__Task instructions__
Repeat the listing word for word. No pictures belong in the copy.

__Given information__
::::

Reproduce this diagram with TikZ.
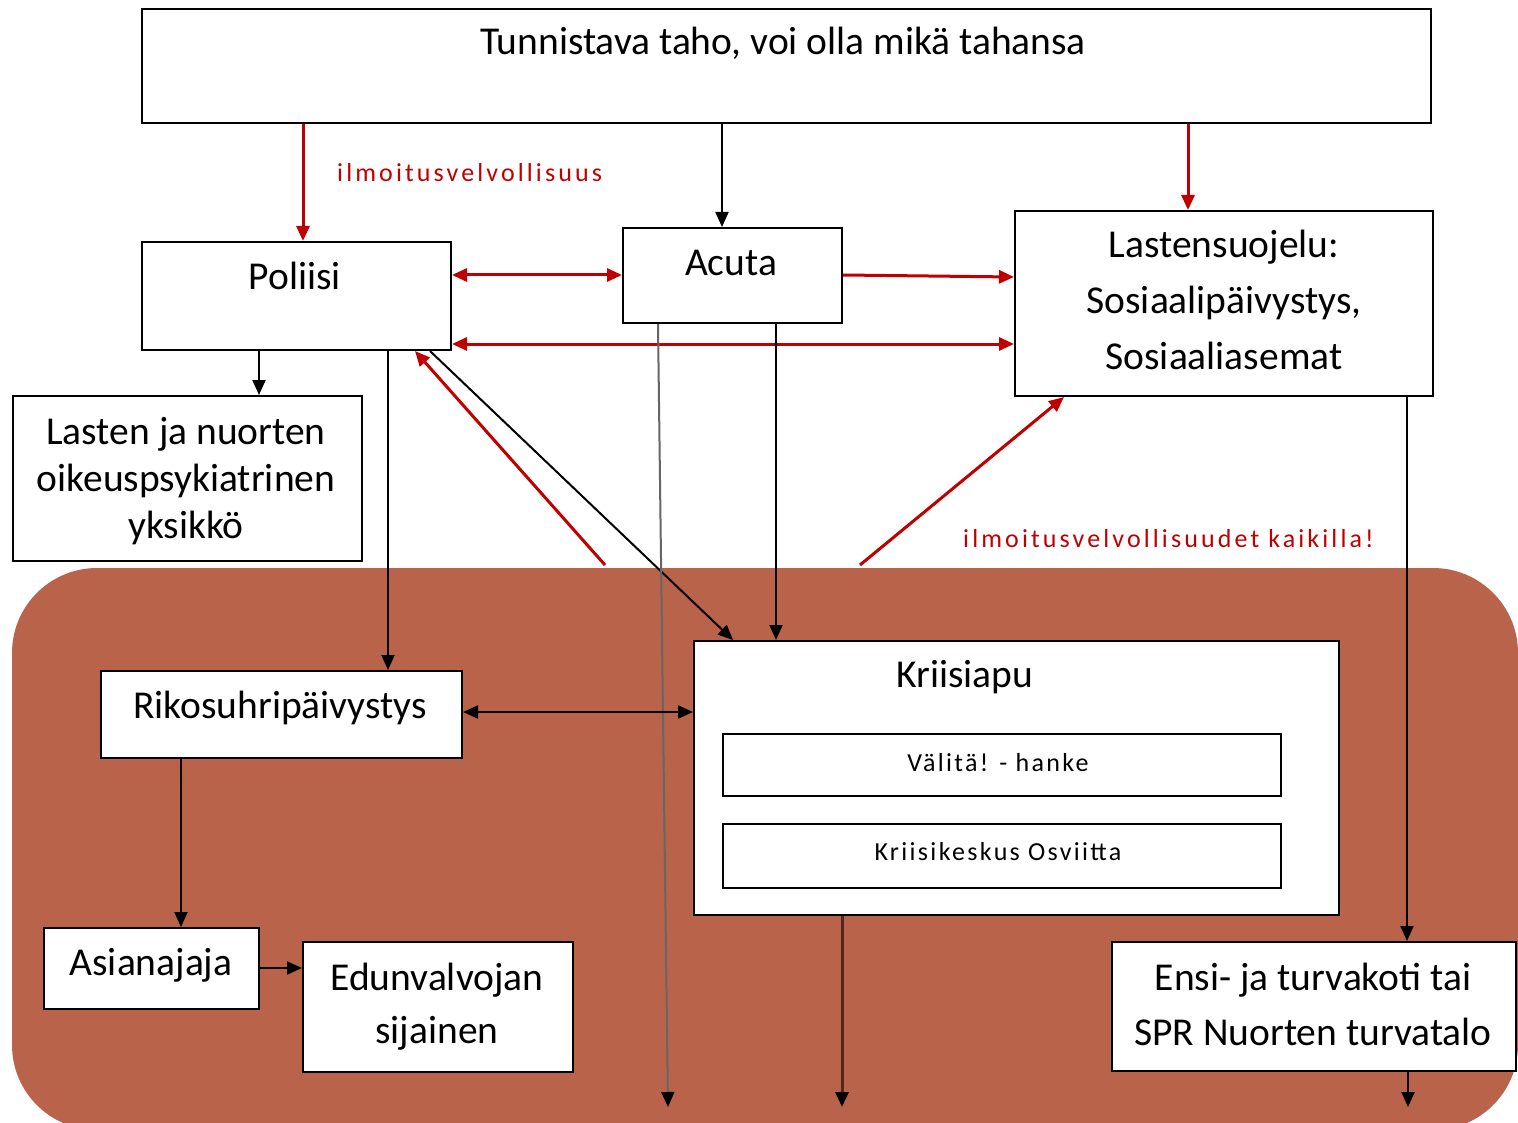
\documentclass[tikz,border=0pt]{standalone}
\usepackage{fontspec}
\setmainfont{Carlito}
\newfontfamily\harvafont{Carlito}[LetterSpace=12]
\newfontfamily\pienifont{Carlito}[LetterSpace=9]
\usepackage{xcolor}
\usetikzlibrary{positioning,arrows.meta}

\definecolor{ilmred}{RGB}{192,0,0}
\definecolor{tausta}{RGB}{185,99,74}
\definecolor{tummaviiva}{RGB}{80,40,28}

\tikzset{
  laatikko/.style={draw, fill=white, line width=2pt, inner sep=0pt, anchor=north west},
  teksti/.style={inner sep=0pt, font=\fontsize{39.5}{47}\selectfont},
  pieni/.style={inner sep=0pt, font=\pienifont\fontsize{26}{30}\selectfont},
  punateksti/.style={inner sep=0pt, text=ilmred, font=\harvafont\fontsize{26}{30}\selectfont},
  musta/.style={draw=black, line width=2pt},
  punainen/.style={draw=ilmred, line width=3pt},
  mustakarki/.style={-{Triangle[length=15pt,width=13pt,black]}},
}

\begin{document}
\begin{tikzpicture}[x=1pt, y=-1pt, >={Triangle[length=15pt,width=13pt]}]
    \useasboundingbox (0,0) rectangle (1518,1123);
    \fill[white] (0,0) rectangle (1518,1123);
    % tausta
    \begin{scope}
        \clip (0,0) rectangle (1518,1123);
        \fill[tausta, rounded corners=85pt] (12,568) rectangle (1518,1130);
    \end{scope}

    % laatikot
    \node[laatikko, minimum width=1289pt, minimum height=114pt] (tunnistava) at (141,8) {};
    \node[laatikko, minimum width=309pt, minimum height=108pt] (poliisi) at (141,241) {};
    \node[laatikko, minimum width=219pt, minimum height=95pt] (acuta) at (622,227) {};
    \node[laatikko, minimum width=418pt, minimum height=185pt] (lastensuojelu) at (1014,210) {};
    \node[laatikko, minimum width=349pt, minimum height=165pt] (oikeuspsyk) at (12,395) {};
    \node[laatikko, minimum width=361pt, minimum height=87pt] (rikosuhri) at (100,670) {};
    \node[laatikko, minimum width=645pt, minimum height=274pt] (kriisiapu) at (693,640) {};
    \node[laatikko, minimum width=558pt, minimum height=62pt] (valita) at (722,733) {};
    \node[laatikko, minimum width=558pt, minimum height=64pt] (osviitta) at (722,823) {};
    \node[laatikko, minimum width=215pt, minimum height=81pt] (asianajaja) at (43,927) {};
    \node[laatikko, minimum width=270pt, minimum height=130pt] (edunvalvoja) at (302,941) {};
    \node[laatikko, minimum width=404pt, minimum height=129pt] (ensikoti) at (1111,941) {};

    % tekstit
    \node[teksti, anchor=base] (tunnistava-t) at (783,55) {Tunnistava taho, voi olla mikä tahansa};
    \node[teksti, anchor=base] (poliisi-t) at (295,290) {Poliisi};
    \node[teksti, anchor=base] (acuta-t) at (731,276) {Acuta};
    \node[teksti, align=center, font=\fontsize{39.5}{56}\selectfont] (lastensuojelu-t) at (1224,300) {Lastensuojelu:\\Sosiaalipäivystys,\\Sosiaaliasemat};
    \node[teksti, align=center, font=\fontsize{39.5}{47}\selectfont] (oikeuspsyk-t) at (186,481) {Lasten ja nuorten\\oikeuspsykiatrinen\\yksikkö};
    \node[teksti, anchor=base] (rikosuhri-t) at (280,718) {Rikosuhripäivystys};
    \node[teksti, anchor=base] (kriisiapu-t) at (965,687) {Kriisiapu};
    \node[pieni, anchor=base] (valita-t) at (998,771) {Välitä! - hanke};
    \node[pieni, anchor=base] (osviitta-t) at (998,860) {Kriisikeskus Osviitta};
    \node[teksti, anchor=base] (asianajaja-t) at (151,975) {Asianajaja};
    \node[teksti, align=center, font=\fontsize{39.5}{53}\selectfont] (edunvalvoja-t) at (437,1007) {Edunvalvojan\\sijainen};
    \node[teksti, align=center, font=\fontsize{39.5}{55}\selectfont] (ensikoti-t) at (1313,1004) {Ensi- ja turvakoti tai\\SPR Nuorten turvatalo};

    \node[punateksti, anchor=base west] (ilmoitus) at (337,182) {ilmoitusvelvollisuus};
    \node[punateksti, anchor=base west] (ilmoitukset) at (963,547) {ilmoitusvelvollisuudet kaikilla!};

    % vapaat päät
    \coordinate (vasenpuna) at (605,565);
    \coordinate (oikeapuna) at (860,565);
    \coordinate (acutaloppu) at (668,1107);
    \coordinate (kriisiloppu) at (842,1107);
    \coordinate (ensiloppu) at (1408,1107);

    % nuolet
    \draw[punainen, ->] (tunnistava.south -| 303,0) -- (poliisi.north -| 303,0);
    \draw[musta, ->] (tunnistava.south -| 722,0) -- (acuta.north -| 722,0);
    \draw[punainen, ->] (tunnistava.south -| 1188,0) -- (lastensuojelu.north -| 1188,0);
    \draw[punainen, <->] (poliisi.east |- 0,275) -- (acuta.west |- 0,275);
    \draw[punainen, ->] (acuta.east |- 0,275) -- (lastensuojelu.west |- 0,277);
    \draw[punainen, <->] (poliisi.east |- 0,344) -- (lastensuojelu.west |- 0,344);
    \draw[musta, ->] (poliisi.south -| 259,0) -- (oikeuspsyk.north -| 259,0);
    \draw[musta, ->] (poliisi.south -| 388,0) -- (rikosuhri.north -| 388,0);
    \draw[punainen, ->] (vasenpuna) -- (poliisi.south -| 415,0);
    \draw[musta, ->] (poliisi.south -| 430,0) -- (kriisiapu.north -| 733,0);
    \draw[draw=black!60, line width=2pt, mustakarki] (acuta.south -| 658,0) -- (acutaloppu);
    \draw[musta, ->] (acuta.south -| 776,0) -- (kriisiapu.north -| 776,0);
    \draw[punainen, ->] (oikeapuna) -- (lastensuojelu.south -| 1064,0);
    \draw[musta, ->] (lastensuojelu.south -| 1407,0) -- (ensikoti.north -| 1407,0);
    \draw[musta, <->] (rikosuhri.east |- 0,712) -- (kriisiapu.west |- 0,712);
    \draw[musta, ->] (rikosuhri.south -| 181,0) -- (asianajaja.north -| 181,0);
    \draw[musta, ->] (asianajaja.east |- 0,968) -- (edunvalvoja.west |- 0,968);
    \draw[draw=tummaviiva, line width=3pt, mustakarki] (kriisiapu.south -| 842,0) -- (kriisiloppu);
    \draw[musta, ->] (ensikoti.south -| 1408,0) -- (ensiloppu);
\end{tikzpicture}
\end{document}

::::

__Response to the exercise__
Reproduce this diagram with TikZ.
\documentclass[tikz,border=0pt]{standalone}
\usepackage{fontspec}
\setmainfont{Carlito}
\newfontfamily\harvafont{Carlito}[LetterSpace=12]
\newfontfamily\pienifont{Carlito}[LetterSpace=9]
\usepackage{xcolor}
\usetikzlibrary{positioning,arrows.meta}

\definecolor{ilmred}{RGB}{192,0,0}
\definecolor{tausta}{RGB}{185,99,74}
\definecolor{tummaviiva}{RGB}{80,40,28}

\tikzset{
  laatikko/.style={draw, fill=white, line width=2pt, inner sep=0pt, anchor=north west},
  teksti/.style={inner sep=0pt, font=\fontsize{39.5}{47}\selectfont},
  pieni/.style={inner sep=0pt, font=\pienifont\fontsize{26}{30}\selectfont},
  punateksti/.style={inner sep=0pt, text=ilmred, font=\harvafont\fontsize{26}{30}\selectfont},
  musta/.style={draw=black, line width=2pt},
  punainen/.style={draw=ilmred, line width=3pt},
  mustakarki/.style={-{Triangle[length=15pt,width=13pt,black]}},
}

\begin{document}
\begin{tikzpicture}[x=1pt, y=-1pt, >={Triangle[length=15pt,width=13pt]}]
    \useasboundingbox (0,0) rectangle (1518,1123);
    \fill[white] (0,0) rectangle (1518,1123);
    % tausta
    \begin{scope}
        \clip (0,0) rectangle (1518,1123);
        \fill[tausta, rounded corners=85pt] (12,568) rectangle (1518,1130);
    \end{scope}

    % laatikot
    \node[laatikko, minimum width=1289pt, minimum height=114pt] (tunnistava) at (141,8) {};
    \node[laatikko, minimum width=309pt, minimum height=108pt] (poliisi) at (141,241) {};
    \node[laatikko, minimum width=219pt, minimum height=95pt] (acuta) at (622,227) {};
    \node[laatikko, minimum width=418pt, minimum height=185pt] (lastensuojelu) at (1014,210) {};
    \node[laatikko, minimum width=349pt, minimum height=165pt] (oikeuspsyk) at (12,395) {};
    \node[laatikko, minimum width=361pt, minimum height=87pt] (rikosuhri) at (100,670) {};
    \node[laatikko, minimum width=645pt, minimum height=274pt] (kriisiapu) at (693,640) {};
    \node[laatikko, minimum width=558pt, minimum height=62pt] (valita) at (722,733) {};
    \node[laatikko, minimum width=558pt, minimum height=64pt] (osviitta) at (722,823) {};
    \node[laatikko, minimum width=215pt, minimum height=81pt] (asianajaja) at (43,927) {};
    \node[laatikko, minimum width=270pt, minimum height=130pt] (edunvalvoja) at (302,941) {};
    \node[laatikko, minimum width=404pt, minimum height=129pt] (ensikoti) at (1111,941) {};

    % tekstit
    \node[teksti, anchor=base] (tunnistava-t) at (783,55) {Tunnistava taho, voi olla mikä tahansa};
    \node[teksti, anchor=base] (poliisi-t) at (295,290) {Poliisi};
    \node[teksti, anchor=base] (acuta-t) at (731,276) {Acuta};
    \node[teksti, align=center, font=\fontsize{39.5}{56}\selectfont] (lastensuojelu-t) at (1224,300) {Lastensuojelu:\\Sosiaalipäivystys,\\Sosiaaliasemat};
    \node[teksti, align=center, font=\fontsize{39.5}{47}\selectfont] (oikeuspsyk-t) at (186,481) {Lasten ja nuorten\\oikeuspsykiatrinen\\yksikkö};
    \node[teksti, anchor=base] (rikosuhri-t) at (280,718) {Rikosuhripäivystys};
    \node[teksti, anchor=base] (kriisiapu-t) at (965,687) {Kriisiapu};
    \node[pieni, anchor=base] (valita-t) at (998,771) {Välitä! - hanke};
    \node[pieni, anchor=base] (osviitta-t) at (998,860) {Kriisikeskus Osviitta};
    \node[teksti, anchor=base] (asianajaja-t) at (151,975) {Asianajaja};
    \node[teksti, align=center, font=\fontsize{39.5}{53}\selectfont] (edunvalvoja-t) at (437,1007) {Edunvalvojan\\sijainen};
    \node[teksti, align=center, font=\fontsize{39.5}{55}\selectfont] (ensikoti-t) at (1313,1004) {Ensi- ja turvakoti tai\\SPR Nuorten turvatalo};

    \node[punateksti, anchor=base west] (ilmoitus) at (337,182) {ilmoitusvelvollisuus};
    \node[punateksti, anchor=base west] (ilmoitukset) at (963,547) {ilmoitusvelvollisuudet kaikilla!};

    % vapaat päät
    \coordinate (vasenpuna) at (605,565);
    \coordinate (oikeapuna) at (860,565);
    \coordinate (acutaloppu) at (668,1107);
    \coordinate (kriisiloppu) at (842,1107);
    \coordinate (ensiloppu) at (1408,1107);

    % nuolet
    \draw[punainen, ->] (tunnistava.south -| 303,0) -- (poliisi.north -| 303,0);
    \draw[musta, ->] (tunnistava.south -| 722,0) -- (acuta.north -| 722,0);
    \draw[punainen, ->] (tunnistava.south -| 1188,0) -- (lastensuojelu.north -| 1188,0);
    \draw[punainen, <->] (poliisi.east |- 0,275) -- (acuta.west |- 0,275);
    \draw[punainen, ->] (acuta.east |- 0,275) -- (lastensuojelu.west |- 0,277);
    \draw[punainen, <->] (poliisi.east |- 0,344) -- (lastensuojelu.west |- 0,344);
    \draw[musta, ->] (poliisi.south -| 259,0) -- (oikeuspsyk.north -| 259,0);
    \draw[musta, ->] (poliisi.south -| 388,0) -- (rikosuhri.north -| 388,0);
    \draw[punainen, ->] (vasenpuna) -- (poliisi.south -| 415,0);
    \draw[musta, ->] (poliisi.south -| 430,0) -- (kriisiapu.north -| 733,0);
    \draw[draw=black!60, line width=2pt, mustakarki] (acuta.south -| 658,0) -- (acutaloppu);
    \draw[musta, ->] (acuta.south -| 776,0) -- (kriisiapu.north -| 776,0);
    \draw[punainen, ->] (oikeapuna) -- (lastensuojelu.south -| 1064,0);
    \draw[musta, ->] (lastensuojelu.south -| 1407,0) -- (ensikoti.north -| 1407,0);
    \draw[musta, <->] (rikosuhri.east |- 0,712) -- (kriisiapu.west |- 0,712);
    \draw[musta, ->] (rikosuhri.south -| 181,0) -- (asianajaja.north -| 181,0);
    \draw[musta, ->] (asianajaja.east |- 0,968) -- (edunvalvoja.west |- 0,968);
    \draw[draw=tummaviiva, line width=3pt, mustakarki] (kriisiapu.south -| 842,0) -- (kriisiloppu);
    \draw[musta, ->] (ensikoti.south -| 1408,0) -- (ensiloppu);
\end{tikzpicture}
\end{document}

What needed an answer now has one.